Retro Tech Gadgets From An Electronic Free Era

Retro Tech Gadgets From An Electronic Free Era

Joel Pirela
Feb 25, 2011

With all the technology surrounding us every day, it's very difficult to imagine a time where none of this was available. These were the real gadgets of yesteryear, when life was lived at a different pace and most tasks where achieved using low tech solutions.
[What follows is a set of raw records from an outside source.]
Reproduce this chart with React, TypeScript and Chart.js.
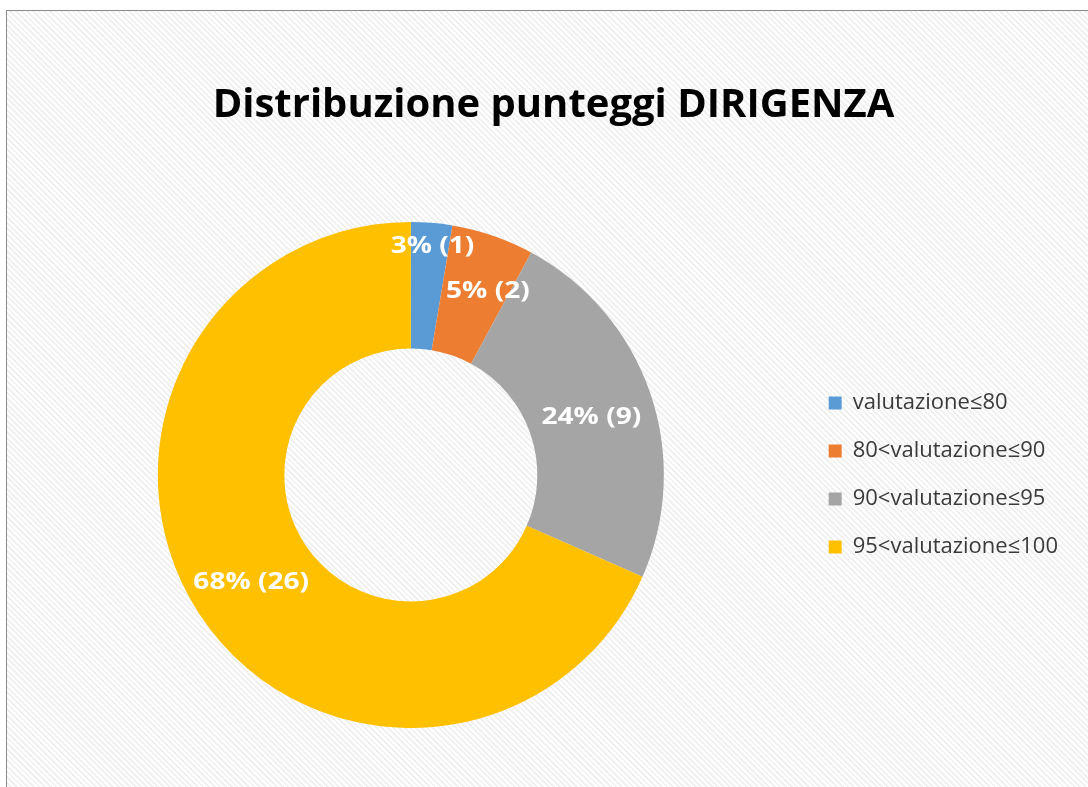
import { useEffect, useRef } from 'react';
import { Chart, registerables } from 'chart.js';

Chart.register(...registerables);

const TITLE = 'Distribuzione punteggi DIRIGENZA';
const CATEGORIES = ['valutazione≤80', '80<valutazione≤90', '90<valutazione≤95', '95<valutazione≤100'];
const COUNTS = [1, 2, 9, 26];
const COLORS = ['#5B9BD5', '#ED7D31', '#A5A5A5', '#FFC000'];
// label placement inside each slice: fraction of the slice's sweep, fraction of outer radius
const LABEL_ANGLE_FRAC = [0.57, 0.7, 0.515, 0.497];
const LABEL_RADIUS_FRAC = [0.909, 0.788, 0.749, 0.76];

const arcLabels = {
  id: 'arcLabels',
  afterDatasetsDraw(chart: any) {
    const meta = chart.getDatasetMeta(0);
    const ctx = chart.ctx;
    const total = COUNTS.reduce((a, b) => a + b, 0);
    meta.data.forEach((arc: any, i: number) => {
      const p = arc.getProps(['x', 'y', 'startAngle', 'endAngle', 'outerRadius'], true);
      const a = p.startAngle + (p.endAngle - p.startAngle) * LABEL_ANGLE_FRAC[i];
      const r = p.outerRadius * LABEL_RADIUS_FRAC[i];
      const px = p.x + Math.cos(a) * r;
      const py = p.y + Math.sin(a) * r;
      const text = `${Math.round((COUNTS[i] / total) * 100)}% (${COUNTS[i]})`;
      ctx.save();
      ctx.translate(px, py);
      ctx.scale(1.22, 1);
      ctx.font = 'bold 23px "Open Sans"';
      ctx.fillStyle = '#ffffff';
      ctx.textAlign = 'center';
      ctx.textBaseline = 'middle';
      ctx.fillText(text, 0, 0);
      ctx.restore();
    });
  },
};

export default function App() {
  const ref = useRef<HTMLCanvasElement | null>(null);

  useEffect(() => {
    if (!ref.current) return;
    const chart = new Chart(ref.current, {
      type: 'doughnut',
      data: {
        labels: CATEGORIES,
        datasets: [
          {
            data: COUNTS,
            backgroundColor: COLORS,
            borderWidth: 0,
          },
        ],
      },
      options: {
        responsive: false,
        animation: false,
        cutout: '50%',
        events: [],
        layout: { padding: { left: 12, right: 0, top: 0, bottom: 59 } },
        plugins: {
          tooltip: { enabled: false },
          title: {
            display: true,
            text: TITLE,
            color: '#000000',
            font: { family: '"Open Sans"', size: 40, weight: 'bold' },
            padding: { top: 71, bottom: 92 },
          },
          subtitle: {
            display: true,
            position: 'right',
            fullSize: false,
            text: '',
            font: { size: 10 },
            padding: { top: 0, bottom: 8 },
          },
          legend: {
            display: true,
            position: 'right',
            fullSize: false,
            align: 'center',
            labels: {
              color: '#3a3a3a',
              font: { family: '"Open Sans"', size: 22 },
              boxWidth: 13,
              boxHeight: 13,
              padding: 26,
            },
          },
        },
      },
      plugins: [arcLabels],
    });
    return () => chart.destroy();
  }, []);

  return (
    <div
      style={{
        position: 'fixed',
        left: 6,
        top: 10,
        width: 1081,
        height: 776,
        borderLeft: '1px solid #8a8a8a',
        borderTop: '1px solid #8a8a8a',
        background:
          'repeating-linear-gradient(45deg, #ffffff 0px, #ffffff 2px, #f1f1f1 2px, #f1f1f1 4px)',
      }}
    >
      <canvas ref={ref} width={1081} height={776} style={{ display: 'block' }} />
    </div>
  );
}
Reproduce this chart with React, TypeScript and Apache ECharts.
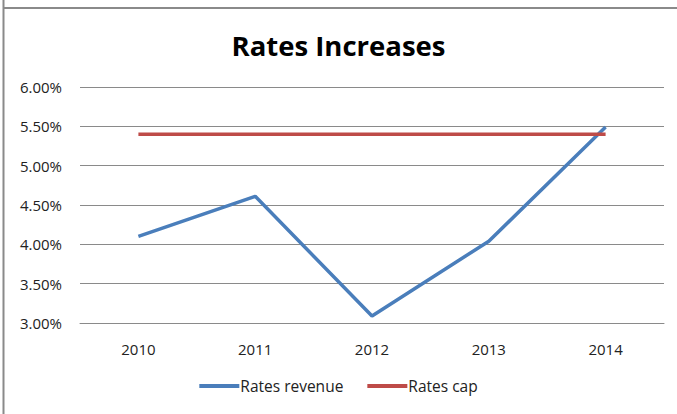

Olivetti Valentine Typewriter
Ettore Sottsass Jr. is an Italian architect and designer. He's also responsible for all the designs of Olivetti office machines and furniture for twenty years. With the bright red Olivetti Valentine with orange spools, he brings pop-art into the typewriter world. Could the split with traditional design be any greater? The plastic Valentine, which is as light as a feather, is immediately called a design icon and takes pride of place in many design museums. They can be obtained in grey (rare), blue (rarer) and green (rarer still).

Ericofon Telephone
The Ericofon, made by the L M Ericsson Company of Sweden, is perhaps one of the biggest steps forward in telephone design. World War II had produced a number of new materials. From Plastics to lightweight ferromagnetic materials, the door was opened for a new era in telephone development. In the late 1940s, Ericsson put together a design team, headed up by H G (Gosta) Thames, to come up with a new design for the telephone. The main purpose was to make the phone small, lightweight, and easy to use. After several prototypes, a design was settled upon and that one that went into production for the next 2 decades. 1954 marked the beginning of production for the Ericofon. Originally it was intended for institutional use. They found out, their biggest customers, were hospitals. Imagine laying in a hospital bed, trying to reach over to a desk phone to dial. The one piece design of the Ericofon seemed to be "just what the doctor ordered".

Leica M3 Film Camera
Leica needs no introduction to photographers worldwide. The name has been synonymous with high quality since the birth of 35mm format photography, when Oscar Barnack, created the first Leica camera and took some modified motion picture film to use in his camera that gave birth to the 35mm format in 1913 (Leica did not market a commercial product until 1924 though). The curiosity of the M3 is that it is actually the first bayonet lens mount rangefinder made by Leica, not the third. The M2 camera came after and the M3 represents how many viewfinder outlines are available as standard for 50, 90, and 135mm lenses. Using a Leica M means that you have to look different at picture opportunities than with an reflex. You might tend to think, that you need a motor drive, but that is not true. At the supreme moment you know you can rely on your camera and that what you see is what you'll get on your negative.